==== PROVIDED MATERIAL
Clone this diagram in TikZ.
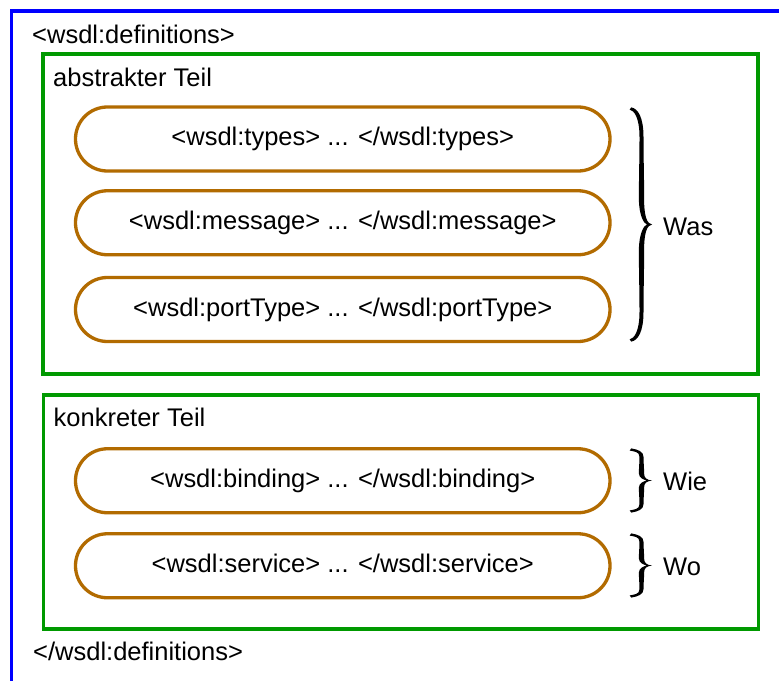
\documentclass[tikz,border=0pt]{standalone}
\usepackage{fontspec}
\setmainfont{Liberation Sans}
\definecolor{wblue}{RGB}{0,0,255}
\definecolor{wgreen}{RGB}{0,153,0}
\definecolor{wbrown}{RGB}{178,107,0}
\newcommand{\curlybrace}[3]{% #1 = left x, #2 = top y, #3 = bottom y (y grows downwards)
  \pgfmathsetmacro\bxO{#1}%
  \pgfmathsetmacro\byT{#2}%
  \pgfmathsetmacro\byB{#3}%
  \pgfmathsetmacro\bD{(#3-#2)/2}%
  \pgfmathsetmacro\byM{(#2+#3)/2}%
  \pgfmathsetmacro\bxR{#1+14.1}%
  \pgfmathsetmacro\bxL{#1+8.9}%
  \fill[black]
    (\bxO+1.2,\byT-0.6)
    .. controls (\bxO+8,\byT+0.5) and (\bxR-0.6,\byT+0.08*\bD) .. (\bxR-0.6,\byT+0.25*\bD)
    .. controls (\bxR-0.6,\byT+0.45*\bD) and (\bxR,\byM-0.45*\bD) .. (\bxR,\byM-0.22*\bD)
    .. controls (\bxR,\byM-0.07*\bD) and (\bxO+17,\byM-0.6) .. (\bxO+22,\byM)
    .. controls (\bxO+17,\byM+0.6) and (\bxR,\byM+0.07*\bD) .. (\bxR,\byM+0.22*\bD)
    .. controls (\bxR,\byM+0.45*\bD) and (\bxR-0.6,\byB-0.45*\bD) .. (\bxR-0.6,\byB-0.25*\bD)
    .. controls (\bxR-0.6,\byB-0.08*\bD) and (\bxO+8,\byB-0.5) .. (\bxO+1.2,\byB+0.6)
    -- (\bxO-0.3,\byB-1.6)
    .. controls (\bxO+4,\byB-2.5) and (\bxL+0.6,\byB-0.08*\bD) .. (\bxL+0.6,\byB-0.25*\bD)
    .. controls (\bxL+0.6,\byB-0.45*\bD) and (\bxL,\byM+0.45*\bD) .. (\bxL,\byM+0.22*\bD)
    .. controls (\bxL,\byM+0.08*\bD) and (\bxO+14,\byM+0.5) .. (\bxO+17,\byM)
    .. controls (\bxO+14,\byM-0.5) and (\bxL,\byM-0.08*\bD) .. (\bxL,\byM-0.22*\bD)
    .. controls (\bxL,\byM-0.45*\bD) and (\bxL+0.6,\byT+0.45*\bD) .. (\bxL+0.6,\byT+0.25*\bD)
    .. controls (\bxL+0.6,\byT+0.08*\bD) and (\bxO+4,\byT+2.5) .. (\bxO-0.3,\byT+1.6) -- cycle;%
}
\tikzset{
  outerframe/.style={draw=wblue, line width=3.3pt},
  partbox/.style={draw=wgreen, line width=3.3pt, inner sep=0pt, minimum width=715pt},
  pill/.style={draw=wbrown, line width=3.3pt, rounded corners=31.9pt,
    minimum width=534.5pt, minimum height=64pt, inner sep=0pt,
    text height=18.6pt, text depth=5.4pt},
  lbl/.style={anchor=base west, inner sep=0pt},
}
\begin{document}
\begin{tikzpicture}[x=1pt, y=-1pt, font=\fontsize{25.5}{30}\selectfont]
\useasboundingbox (0,0) rectangle (779,680);
\clip (0,0) rectangle (779,680);
\fill[white] (0,0) rectangle (779,680);
% outer wsdl:definitions frame (extends past the right and bottom edges)
\coordinate (fbl) at (11.5,700);
\coordinate (ftl) at (11.5,11);
\coordinate (ftr) at (800,11);
\draw[outerframe] (fbl) -- (ftl) -- (ftr);
\node[lbl] (defopen) at (32,43) {<wsdl:definitions>};
\node[lbl] (defclose) at (33,660) {</wsdl:definitions>};
% abstract part
\node[partbox, minimum height=320pt] (abstr) at (400.5,214) {};
\node[lbl] (abstrlbl) at (53,86) {abstrakter Teil};
\node[pill] (types) at (342.75,139) {<wsdl:types> ... </wsdl:types>};
\node[pill] (message) at (342.75,222.75) {<wsdl:message> ... </wsdl:message>};
\node[pill] (porttype) at (342.75,309.5) {<wsdl:portType> ... </wsdl:portType>};
\curlybrace{630}{108}{341}
\node[lbl] (was) at (663,235) {Was};
% concrete part
\node[partbox, minimum height=234pt] (konkr) at (400.75,512) {};
\node[lbl] (konkrlbl) at (53.5,426.7) {konkreter Teil};
\node[pill] (binding) at (342.75,480.75) {<wsdl:binding> ... </wsdl:binding>};
\node[pill] (service) at (342.75,565.75) {<wsdl:service> ... </wsdl:service>};
\curlybrace{630}{449}{512}
\node[lbl] (wie) at (663,490) {Wie};
\curlybrace{630}{534}{597}
\node[lbl] (wo) at (663,575) {Wo};
\end{tikzpicture}
\end{document}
========
WORK INSTRUCTIONS:
Keep the pictures out of the copy and write out the data exactly as it stands.

RESULT FOR THIS TASK:
Clone this diagram in TikZ.
\documentclass[tikz,border=0pt]{standalone}
\usepackage{fontspec}
\setmainfont{Liberation Sans}
\definecolor{wblue}{RGB}{0,0,255}
\definecolor{wgreen}{RGB}{0,153,0}
\definecolor{wbrown}{RGB}{178,107,0}
\newcommand{\curlybrace}[3]{% #1 = left x, #2 = top y, #3 = bottom y (y grows downwards)
  \pgfmathsetmacro\bxO{#1}%
  \pgfmathsetmacro\byT{#2}%
  \pgfmathsetmacro\byB{#3}%
  \pgfmathsetmacro\bD{(#3-#2)/2}%
  \pgfmathsetmacro\byM{(#2+#3)/2}%
  \pgfmathsetmacro\bxR{#1+14.1}%
  \pgfmathsetmacro\bxL{#1+8.9}%
  \fill[black]
    (\bxO+1.2,\byT-0.6)
    .. controls (\bxO+8,\byT+0.5) and (\bxR-0.6,\byT+0.08*\bD) .. (\bxR-0.6,\byT+0.25*\bD)
    .. controls (\bxR-0.6,\byT+0.45*\bD) and (\bxR,\byM-0.45*\bD) .. (\bxR,\byM-0.22*\bD)
    .. controls (\bxR,\byM-0.07*\bD) and (\bxO+17,\byM-0.6) .. (\bxO+22,\byM)
    .. controls (\bxO+17,\byM+0.6) and (\bxR,\byM+0.07*\bD) .. (\bxR,\byM+0.22*\bD)
    .. controls (\bxR,\byM+0.45*\bD) and (\bxR-0.6,\byB-0.45*\bD) .. (\bxR-0.6,\byB-0.25*\bD)
    .. controls (\bxR-0.6,\byB-0.08*\bD) and (\bxO+8,\byB-0.5) .. (\bxO+1.2,\byB+0.6)
    -- (\bxO-0.3,\byB-1.6)
    .. controls (\bxO+4,\byB-2.5) and (\bxL+0.6,\byB-0.08*\bD) .. (\bxL+0.6,\byB-0.25*\bD)
    .. controls (\bxL+0.6,\byB-0.45*\bD) and (\bxL,\byM+0.45*\bD) .. (\bxL,\byM+0.22*\bD)
    .. controls (\bxL,\byM+0.08*\bD) and (\bxO+14,\byM+0.5) .. (\bxO+17,\byM)
    .. controls (\bxO+14,\byM-0.5) and (\bxL,\byM-0.08*\bD) .. (\bxL,\byM-0.22*\bD)
    .. controls (\bxL,\byM-0.45*\bD) and (\bxL+0.6,\byT+0.45*\bD) .. (\bxL+0.6,\byT+0.25*\bD)
    .. controls (\bxL+0.6,\byT+0.08*\bD) and (\bxO+4,\byT+2.5) .. (\bxO-0.3,\byT+1.6) -- cycle;%
}
\tikzset{
  outerframe/.style={draw=wblue, line width=3.3pt},
  partbox/.style={draw=wgreen, line width=3.3pt, inner sep=0pt, minimum width=715pt},
  pill/.style={draw=wbrown, line width=3.3pt, rounded corners=31.9pt,
    minimum width=534.5pt, minimum height=64pt, inner sep=0pt,
    text height=18.6pt, text depth=5.4pt},
  lbl/.style={anchor=base west, inner sep=0pt},
}
\begin{document}
\begin{tikzpicture}[x=1pt, y=-1pt, font=\fontsize{25.5}{30}\selectfont]
\useasboundingbox (0,0) rectangle (779,680);
\clip (0,0) rectangle (779,680);
\fill[white] (0,0) rectangle (779,680);
% outer wsdl:definitions frame (extends past the right and bottom edges)
\coordinate (fbl) at (11.5,700);
\coordinate (ftl) at (11.5,11);
\coordinate (ftr) at (800,11);
\draw[outerframe] (fbl) -- (ftl) -- (ftr);
\node[lbl] (defopen) at (32,43) {<wsdl:definitions>};
\node[lbl] (defclose) at (33,660) {</wsdl:definitions>};
% abstract part
\node[partbox, minimum height=320pt] (abstr) at (400.5,214) {};
\node[lbl] (abstrlbl) at (53,86) {abstrakter Teil};
\node[pill] (types) at (342.75,139) {<wsdl:types> ... </wsdl:types>};
\node[pill] (message) at (342.75,222.75) {<wsdl:message> ... </wsdl:message>};
\node[pill] (porttype) at (342.75,309.5) {<wsdl:portType> ... </wsdl:portType>};
\curlybrace{630}{108}{341}
\node[lbl] (was) at (663,235) {Was};
% concrete part
\node[partbox, minimum height=234pt] (konkr) at (400.75,512) {};
\node[lbl] (konkrlbl) at (53.5,426.7) {konkreter Teil};
\node[pill] (binding) at (342.75,480.75) {<wsdl:binding> ... </wsdl:binding>};
\node[pill] (service) at (342.75,565.75) {<wsdl:service> ... </wsdl:service>};
\curlybrace{630}{449}{512}
\node[lbl] (wie) at (663,490) {Wie};
\curlybrace{630}{534}{597}
\node[lbl] (wo) at (663,575) {Wo};
\end{tikzpicture}
\end{document}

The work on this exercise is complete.